▽

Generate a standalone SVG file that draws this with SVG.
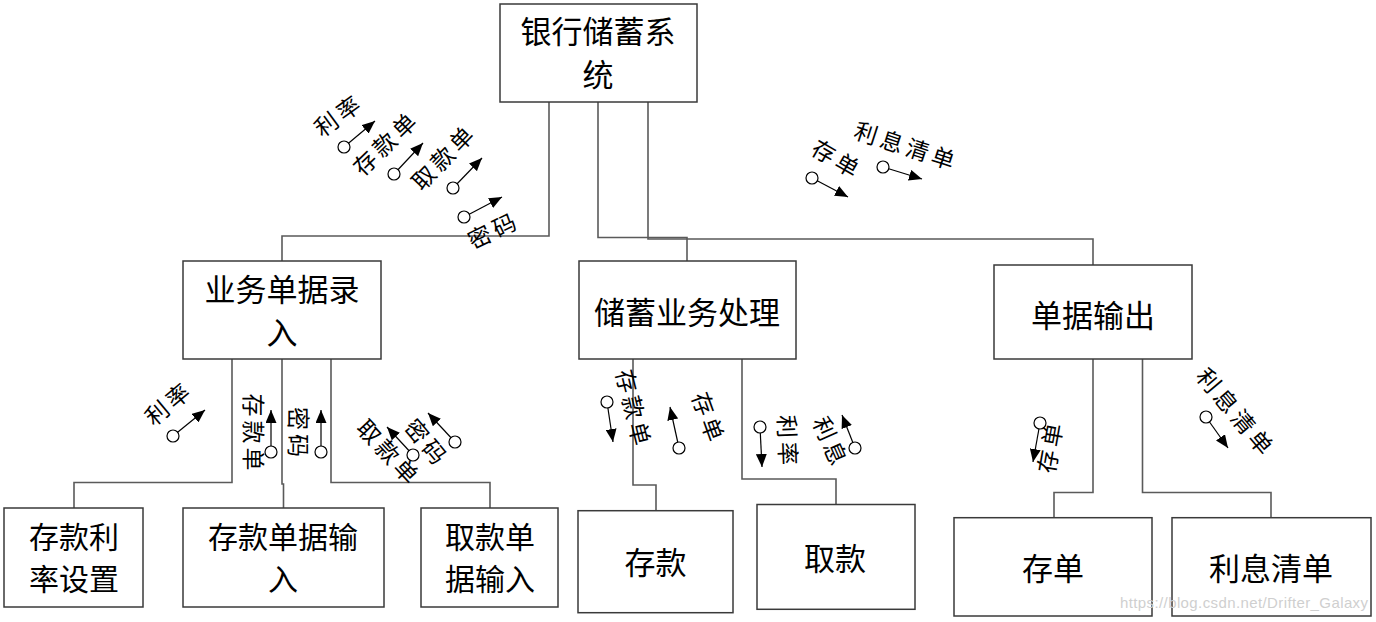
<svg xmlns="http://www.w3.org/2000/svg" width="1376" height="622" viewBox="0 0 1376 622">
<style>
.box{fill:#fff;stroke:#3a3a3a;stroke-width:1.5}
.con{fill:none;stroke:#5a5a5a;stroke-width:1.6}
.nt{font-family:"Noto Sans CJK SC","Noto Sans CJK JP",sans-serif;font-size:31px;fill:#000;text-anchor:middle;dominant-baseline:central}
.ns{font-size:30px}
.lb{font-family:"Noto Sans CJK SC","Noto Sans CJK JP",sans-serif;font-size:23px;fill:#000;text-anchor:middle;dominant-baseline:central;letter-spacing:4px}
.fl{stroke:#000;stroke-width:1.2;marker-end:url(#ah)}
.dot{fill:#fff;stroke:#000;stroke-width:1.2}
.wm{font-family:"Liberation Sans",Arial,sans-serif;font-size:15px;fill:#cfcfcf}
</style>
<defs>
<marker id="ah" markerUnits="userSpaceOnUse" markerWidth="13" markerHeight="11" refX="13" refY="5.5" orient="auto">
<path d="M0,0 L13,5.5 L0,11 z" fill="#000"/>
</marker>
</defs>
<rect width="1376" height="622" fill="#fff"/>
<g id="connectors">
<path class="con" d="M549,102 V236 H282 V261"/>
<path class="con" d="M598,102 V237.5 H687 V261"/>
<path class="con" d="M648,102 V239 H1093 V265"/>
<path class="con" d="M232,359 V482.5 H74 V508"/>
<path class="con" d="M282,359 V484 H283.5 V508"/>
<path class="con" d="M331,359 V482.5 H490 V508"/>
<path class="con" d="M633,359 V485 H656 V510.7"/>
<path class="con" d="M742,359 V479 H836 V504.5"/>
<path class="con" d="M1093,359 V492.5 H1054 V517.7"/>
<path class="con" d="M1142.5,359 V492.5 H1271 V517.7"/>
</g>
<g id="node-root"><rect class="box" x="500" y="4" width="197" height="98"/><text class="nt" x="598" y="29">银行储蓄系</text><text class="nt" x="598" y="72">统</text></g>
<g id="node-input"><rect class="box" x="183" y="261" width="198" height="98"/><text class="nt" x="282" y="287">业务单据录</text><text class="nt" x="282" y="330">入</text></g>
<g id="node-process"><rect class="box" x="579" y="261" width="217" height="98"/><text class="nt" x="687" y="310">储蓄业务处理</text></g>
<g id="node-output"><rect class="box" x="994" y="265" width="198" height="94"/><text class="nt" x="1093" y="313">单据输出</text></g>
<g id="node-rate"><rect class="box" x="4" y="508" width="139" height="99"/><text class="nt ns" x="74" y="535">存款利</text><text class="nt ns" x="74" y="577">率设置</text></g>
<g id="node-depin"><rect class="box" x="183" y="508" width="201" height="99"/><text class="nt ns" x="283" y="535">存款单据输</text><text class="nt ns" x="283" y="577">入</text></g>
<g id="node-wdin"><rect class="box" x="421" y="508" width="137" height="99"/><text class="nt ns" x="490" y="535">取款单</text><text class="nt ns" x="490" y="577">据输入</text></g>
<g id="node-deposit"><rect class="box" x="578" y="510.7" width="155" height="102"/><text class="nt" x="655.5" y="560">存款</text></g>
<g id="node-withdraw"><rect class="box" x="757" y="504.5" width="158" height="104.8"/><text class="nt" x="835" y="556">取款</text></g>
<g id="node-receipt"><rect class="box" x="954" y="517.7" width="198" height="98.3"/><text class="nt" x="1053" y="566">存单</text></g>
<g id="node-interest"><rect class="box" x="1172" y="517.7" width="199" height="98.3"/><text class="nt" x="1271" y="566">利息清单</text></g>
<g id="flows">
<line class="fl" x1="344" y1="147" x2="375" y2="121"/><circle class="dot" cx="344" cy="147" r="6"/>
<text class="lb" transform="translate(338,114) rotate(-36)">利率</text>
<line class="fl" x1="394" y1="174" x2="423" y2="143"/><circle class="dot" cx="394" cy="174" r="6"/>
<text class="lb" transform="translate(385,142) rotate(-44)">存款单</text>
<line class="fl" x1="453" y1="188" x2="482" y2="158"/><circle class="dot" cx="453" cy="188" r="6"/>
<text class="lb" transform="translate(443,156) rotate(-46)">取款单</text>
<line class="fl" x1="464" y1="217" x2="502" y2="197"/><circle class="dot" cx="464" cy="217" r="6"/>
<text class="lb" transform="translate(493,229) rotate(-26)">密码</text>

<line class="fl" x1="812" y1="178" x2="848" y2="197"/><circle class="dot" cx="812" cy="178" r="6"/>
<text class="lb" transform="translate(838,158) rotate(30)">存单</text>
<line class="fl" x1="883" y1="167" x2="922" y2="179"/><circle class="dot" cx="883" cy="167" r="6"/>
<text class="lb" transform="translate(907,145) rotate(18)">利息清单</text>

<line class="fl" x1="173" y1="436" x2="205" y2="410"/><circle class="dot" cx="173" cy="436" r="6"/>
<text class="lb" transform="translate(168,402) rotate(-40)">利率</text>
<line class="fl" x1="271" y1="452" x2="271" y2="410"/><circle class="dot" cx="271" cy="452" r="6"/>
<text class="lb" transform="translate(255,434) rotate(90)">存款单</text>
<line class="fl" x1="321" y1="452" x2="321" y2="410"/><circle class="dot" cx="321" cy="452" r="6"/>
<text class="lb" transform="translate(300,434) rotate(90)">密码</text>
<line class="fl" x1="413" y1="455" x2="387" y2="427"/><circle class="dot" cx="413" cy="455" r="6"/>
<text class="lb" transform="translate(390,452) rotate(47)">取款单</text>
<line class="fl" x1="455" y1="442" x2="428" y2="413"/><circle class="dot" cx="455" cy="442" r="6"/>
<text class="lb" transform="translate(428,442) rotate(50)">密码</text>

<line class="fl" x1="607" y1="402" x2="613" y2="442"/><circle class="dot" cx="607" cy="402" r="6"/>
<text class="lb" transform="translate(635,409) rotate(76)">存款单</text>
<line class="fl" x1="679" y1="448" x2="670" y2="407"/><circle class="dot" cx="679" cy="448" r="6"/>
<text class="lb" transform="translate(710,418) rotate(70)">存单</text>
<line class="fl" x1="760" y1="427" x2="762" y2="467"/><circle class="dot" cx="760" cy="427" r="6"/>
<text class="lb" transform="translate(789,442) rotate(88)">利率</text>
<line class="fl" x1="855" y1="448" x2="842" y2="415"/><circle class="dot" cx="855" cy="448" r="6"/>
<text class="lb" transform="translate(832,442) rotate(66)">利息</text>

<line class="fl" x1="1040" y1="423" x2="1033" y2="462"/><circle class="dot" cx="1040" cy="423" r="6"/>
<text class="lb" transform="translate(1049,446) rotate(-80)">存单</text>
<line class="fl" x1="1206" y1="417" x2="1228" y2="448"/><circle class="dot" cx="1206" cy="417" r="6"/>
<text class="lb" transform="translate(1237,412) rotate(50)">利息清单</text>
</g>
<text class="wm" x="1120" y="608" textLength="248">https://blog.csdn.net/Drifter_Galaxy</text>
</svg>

△

The material above holds pictures; copy everything else in it exactly.

▶ RESPONSE TO THE EXERCISE
Generate a standalone SVG file that draws this with SVG.
<svg xmlns="http://www.w3.org/2000/svg" width="1376" height="622" viewBox="0 0 1376 622">
<style>
.box{fill:#fff;stroke:#3a3a3a;stroke-width:1.5}
.con{fill:none;stroke:#5a5a5a;stroke-width:1.6}
.nt{font-family:"Noto Sans CJK SC","Noto Sans CJK JP",sans-serif;font-size:31px;fill:#000;text-anchor:middle;dominant-baseline:central}
.ns{font-size:30px}
.lb{font-family:"Noto Sans CJK SC","Noto Sans CJK JP",sans-serif;font-size:23px;fill:#000;text-anchor:middle;dominant-baseline:central;letter-spacing:4px}
.fl{stroke:#000;stroke-width:1.2;marker-end:url(#ah)}
.dot{fill:#fff;stroke:#000;stroke-width:1.2}
.wm{font-family:"Liberation Sans",Arial,sans-serif;font-size:15px;fill:#cfcfcf}
</style>
<defs>
<marker id="ah" markerUnits="userSpaceOnUse" markerWidth="13" markerHeight="11" refX="13" refY="5.5" orient="auto">
<path d="M0,0 L13,5.5 L0,11 z" fill="#000"/>
</marker>
</defs>
<rect width="1376" height="622" fill="#fff"/>
<g id="connectors">
<path class="con" d="M549,102 V236 H282 V261"/>
<path class="con" d="M598,102 V237.5 H687 V261"/>
<path class="con" d="M648,102 V239 H1093 V265"/>
<path class="con" d="M232,359 V482.5 H74 V508"/>
<path class="con" d="M282,359 V484 H283.5 V508"/>
<path class="con" d="M331,359 V482.5 H490 V508"/>
<path class="con" d="M633,359 V485 H656 V510.7"/>
<path class="con" d="M742,359 V479 H836 V504.5"/>
<path class="con" d="M1093,359 V492.5 H1054 V517.7"/>
<path class="con" d="M1142.5,359 V492.5 H1271 V517.7"/>
</g>
<g id="node-root"><rect class="box" x="500" y="4" width="197" height="98"/><text class="nt" x="598" y="29">银行储蓄系</text><text class="nt" x="598" y="72">统</text></g>
<g id="node-input"><rect class="box" x="183" y="261" width="198" height="98"/><text class="nt" x="282" y="287">业务单据录</text><text class="nt" x="282" y="330">入</text></g>
<g id="node-process"><rect class="box" x="579" y="261" width="217" height="98"/><text class="nt" x="687" y="310">储蓄业务处理</text></g>
<g id="node-output"><rect class="box" x="994" y="265" width="198" height="94"/><text class="nt" x="1093" y="313">单据输出</text></g>
<g id="node-rate"><rect class="box" x="4" y="508" width="139" height="99"/><text class="nt ns" x="74" y="535">存款利</text><text class="nt ns" x="74" y="577">率设置</text></g>
<g id="node-depin"><rect class="box" x="183" y="508" width="201" height="99"/><text class="nt ns" x="283" y="535">存款单据输</text><text class="nt ns" x="283" y="577">入</text></g>
<g id="node-wdin"><rect class="box" x="421" y="508" width="137" height="99"/><text class="nt ns" x="490" y="535">取款单</text><text class="nt ns" x="490" y="577">据输入</text></g>
<g id="node-deposit"><rect class="box" x="578" y="510.7" width="155" height="102"/><text class="nt" x="655.5" y="560">存款</text></g>
<g id="node-withdraw"><rect class="box" x="757" y="504.5" width="158" height="104.8"/><text class="nt" x="835" y="556">取款</text></g>
<g id="node-receipt"><rect class="box" x="954" y="517.7" width="198" height="98.3"/><text class="nt" x="1053" y="566">存单</text></g>
<g id="node-interest"><rect class="box" x="1172" y="517.7" width="199" height="98.3"/><text class="nt" x="1271" y="566">利息清单</text></g>
<g id="flows">
<line class="fl" x1="344" y1="147" x2="375" y2="121"/><circle class="dot" cx="344" cy="147" r="6"/>
<text class="lb" transform="translate(338,114) rotate(-36)">利率</text>
<line class="fl" x1="394" y1="174" x2="423" y2="143"/><circle class="dot" cx="394" cy="174" r="6"/>
<text class="lb" transform="translate(385,142) rotate(-44)">存款单</text>
<line class="fl" x1="453" y1="188" x2="482" y2="158"/><circle class="dot" cx="453" cy="188" r="6"/>
<text class="lb" transform="translate(443,156) rotate(-46)">取款单</text>
<line class="fl" x1="464" y1="217" x2="502" y2="197"/><circle class="dot" cx="464" cy="217" r="6"/>
<text class="lb" transform="translate(493,229) rotate(-26)">密码</text>

<line class="fl" x1="812" y1="178" x2="848" y2="197"/><circle class="dot" cx="812" cy="178" r="6"/>
<text class="lb" transform="translate(838,158) rotate(30)">存单</text>
<line class="fl" x1="883" y1="167" x2="922" y2="179"/><circle class="dot" cx="883" cy="167" r="6"/>
<text class="lb" transform="translate(907,145) rotate(18)">利息清单</text>

<line class="fl" x1="173" y1="436" x2="205" y2="410"/><circle class="dot" cx="173" cy="436" r="6"/>
<text class="lb" transform="translate(168,402) rotate(-40)">利率</text>
<line class="fl" x1="271" y1="452" x2="271" y2="410"/><circle class="dot" cx="271" cy="452" r="6"/>
<text class="lb" transform="translate(255,434) rotate(90)">存款单</text>
<line class="fl" x1="321" y1="452" x2="321" y2="410"/><circle class="dot" cx="321" cy="452" r="6"/>
<text class="lb" transform="translate(300,434) rotate(90)">密码</text>
<line class="fl" x1="413" y1="455" x2="387" y2="427"/><circle class="dot" cx="413" cy="455" r="6"/>
<text class="lb" transform="translate(390,452) rotate(47)">取款单</text>
<line class="fl" x1="455" y1="442" x2="428" y2="413"/><circle class="dot" cx="455" cy="442" r="6"/>
<text class="lb" transform="translate(428,442) rotate(50)">密码</text>

<line class="fl" x1="607" y1="402" x2="613" y2="442"/><circle class="dot" cx="607" cy="402" r="6"/>
<text class="lb" transform="translate(635,409) rotate(76)">存款单</text>
<line class="fl" x1="679" y1="448" x2="670" y2="407"/><circle class="dot" cx="679" cy="448" r="6"/>
<text class="lb" transform="translate(710,418) rotate(70)">存单</text>
<line class="fl" x1="760" y1="427" x2="762" y2="467"/><circle class="dot" cx="760" cy="427" r="6"/>
<text class="lb" transform="translate(789,442) rotate(88)">利率</text>
<line class="fl" x1="855" y1="448" x2="842" y2="415"/><circle class="dot" cx="855" cy="448" r="6"/>
<text class="lb" transform="translate(832,442) rotate(66)">利息</text>

<line class="fl" x1="1040" y1="423" x2="1033" y2="462"/><circle class="dot" cx="1040" cy="423" r="6"/>
<text class="lb" transform="translate(1049,446) rotate(-80)">存单</text>
<line class="fl" x1="1206" y1="417" x2="1228" y2="448"/><circle class="dot" cx="1206" cy="417" r="6"/>
<text class="lb" transform="translate(1237,412) rotate(50)">利息清单</text>
</g>
<text class="wm" x="1120" y="608" textLength="248">https://blog.csdn.net/Drifter_Galaxy</text>
</svg>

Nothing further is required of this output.